## DIRECTIONS FOR THIS TASK
Set down all of the data that follows word for word, without the images.

## STORED DATA
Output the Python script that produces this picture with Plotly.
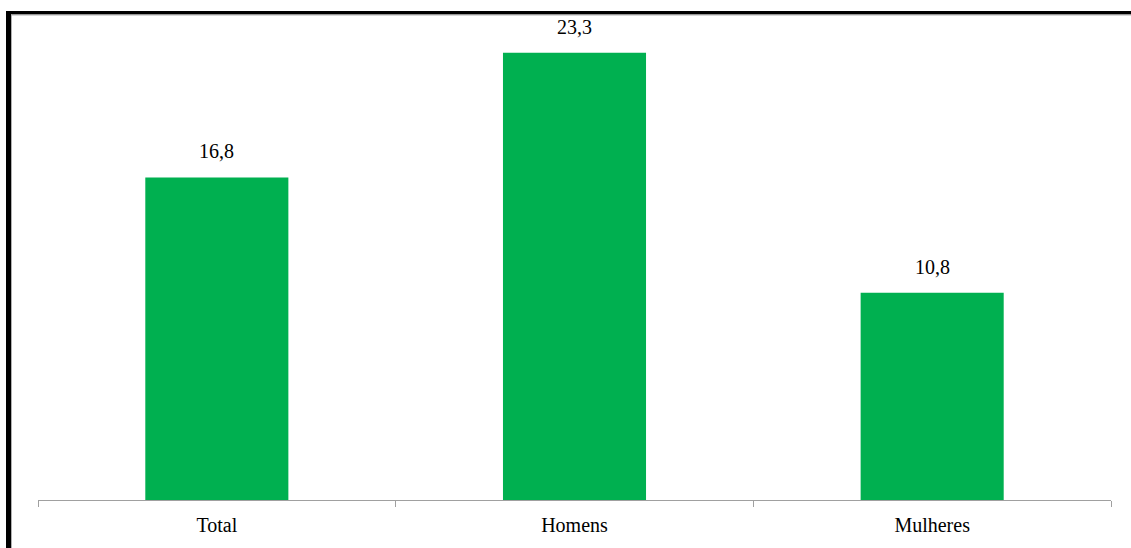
import plotly.graph_objects as go

# Chart data
categories = ["Total", "Homens", "Mulheres"]
values = [16.8, 23.3, 10.8]
value_labels = ["16,8", "23,3", "10,8"]

W, H = 1131, 548
ML, MR, MT, MB = 38, 20, 30, 48
plot_w = W - ML - MR
plot_h = H - MT - MB

SERIF = "'Times New Roman', 'Liberation Serif', 'DejaVu Serif', serif"


def px_x(p):
    return (p - ML) / plot_w


def px_y(p):
    return (H - MB - p) / plot_h


fig = go.Figure()
fig.add_trace(go.Bar(
    x=categories,
    y=values,
    marker=dict(color="#00b050", line=dict(width=0)),
    width=0.4,
    hoverinfo="skip",
))

for c, v, lab in zip(categories, values, value_labels):
    fig.add_annotation(
        x=c, y=v, text=lab, showarrow=False,
        yanchor="bottom", yshift=13,
        font=dict(family=SERIF, size=20, color="#000000"),
    )

# Frame: thick black edge on the left and top with a thin grey inner line
frame = [
    dict(x0=px_x(6), x1=px_x(11), y0=px_y(H + 5), y1=px_y(11), color="#000000"),
    dict(x0=px_x(6), x1=px_x(W + 5), y0=px_y(14.5), y1=px_y(11), color="#000000"),
    dict(x0=px_x(11), x1=px_x(12), y0=px_y(H + 5), y1=px_y(14.5), color="#b0b0b0"),
    dict(x0=px_x(11), x1=px_x(W + 5), y0=px_y(15.5), y1=px_y(14.5), color="#b0b0b0"),
]
for f in frame:
    fig.add_shape(type="rect", xref="paper", yref="paper",
                  x0=f["x0"], x1=f["x1"], y0=f["y0"], y1=f["y1"],
                  fillcolor=f["color"], line=dict(width=0), layer="above")

fig.update_layout(
    width=W, height=H,
    margin=dict(l=ML, r=MR, t=MT, b=MB, pad=0),
    paper_bgcolor="#ffffff",
    plot_bgcolor="#ffffff",
    showlegend=False,
    bargap=0.6,
    xaxis=dict(
        showline=True, linecolor="#a0a0a0", linewidth=1,
        ticks="outside", tickson="boundaries", ticklen=6,
        tickcolor="#a0a0a0", tickwidth=1,
        ticklabelstandoff=7,
        tickfont=dict(family=SERIF, size=20, color="#000000"),
        showgrid=False, zeroline=False, fixedrange=True,
    ),
    yaxis=dict(
        range=[0, plot_h / 19.2],
        visible=False, showgrid=False, zeroline=False, fixedrange=True,
    ),
)

fig.write_html("out.html")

## RESPONSE
Output the Python script that produces this picture with Plotly.
import plotly.graph_objects as go

# Chart data
categories = ["Total", "Homens", "Mulheres"]
values = [16.8, 23.3, 10.8]
value_labels = ["16,8", "23,3", "10,8"]

W, H = 1131, 548
ML, MR, MT, MB = 38, 20, 30, 48
plot_w = W - ML - MR
plot_h = H - MT - MB

SERIF = "'Times New Roman', 'Liberation Serif', 'DejaVu Serif', serif"


def px_x(p):
    return (p - ML) / plot_w


def px_y(p):
    return (H - MB - p) / plot_h


fig = go.Figure()
fig.add_trace(go.Bar(
    x=categories,
    y=values,
    marker=dict(color="#00b050", line=dict(width=0)),
    width=0.4,
    hoverinfo="skip",
))

for c, v, lab in zip(categories, values, value_labels):
    fig.add_annotation(
        x=c, y=v, text=lab, showarrow=False,
        yanchor="bottom", yshift=13,
        font=dict(family=SERIF, size=20, color="#000000"),
    )

# Frame: thick black edge on the left and top with a thin grey inner line
frame = [
    dict(x0=px_x(6), x1=px_x(11), y0=px_y(H + 5), y1=px_y(11), color="#000000"),
    dict(x0=px_x(6), x1=px_x(W + 5), y0=px_y(14.5), y1=px_y(11), color="#000000"),
    dict(x0=px_x(11), x1=px_x(12), y0=px_y(H + 5), y1=px_y(14.5), color="#b0b0b0"),
    dict(x0=px_x(11), x1=px_x(W + 5), y0=px_y(15.5), y1=px_y(14.5), color="#b0b0b0"),
]
for f in frame:
    fig.add_shape(type="rect", xref="paper", yref="paper",
                  x0=f["x0"], x1=f["x1"], y0=f["y0"], y1=f["y1"],
                  fillcolor=f["color"], line=dict(width=0), layer="above")

fig.update_layout(
    width=W, height=H,
    margin=dict(l=ML, r=MR, t=MT, b=MB, pad=0),
    paper_bgcolor="#ffffff",
    plot_bgcolor="#ffffff",
    showlegend=False,
    bargap=0.6,
    xaxis=dict(
        showline=True, linecolor="#a0a0a0", linewidth=1,
        ticks="outside", tickson="boundaries", ticklen=6,
        tickcolor="#a0a0a0", tickwidth=1,
        ticklabelstandoff=7,
        tickfont=dict(family=SERIF, size=20, color="#000000"),
        showgrid=False, zeroline=False, fixedrange=True,
    ),
    yaxis=dict(
        range=[0, plot_h / 19.2],
        visible=False, showgrid=False, zeroline=False, fixedrange=True,
    ),
)

fig.write_html("out.html")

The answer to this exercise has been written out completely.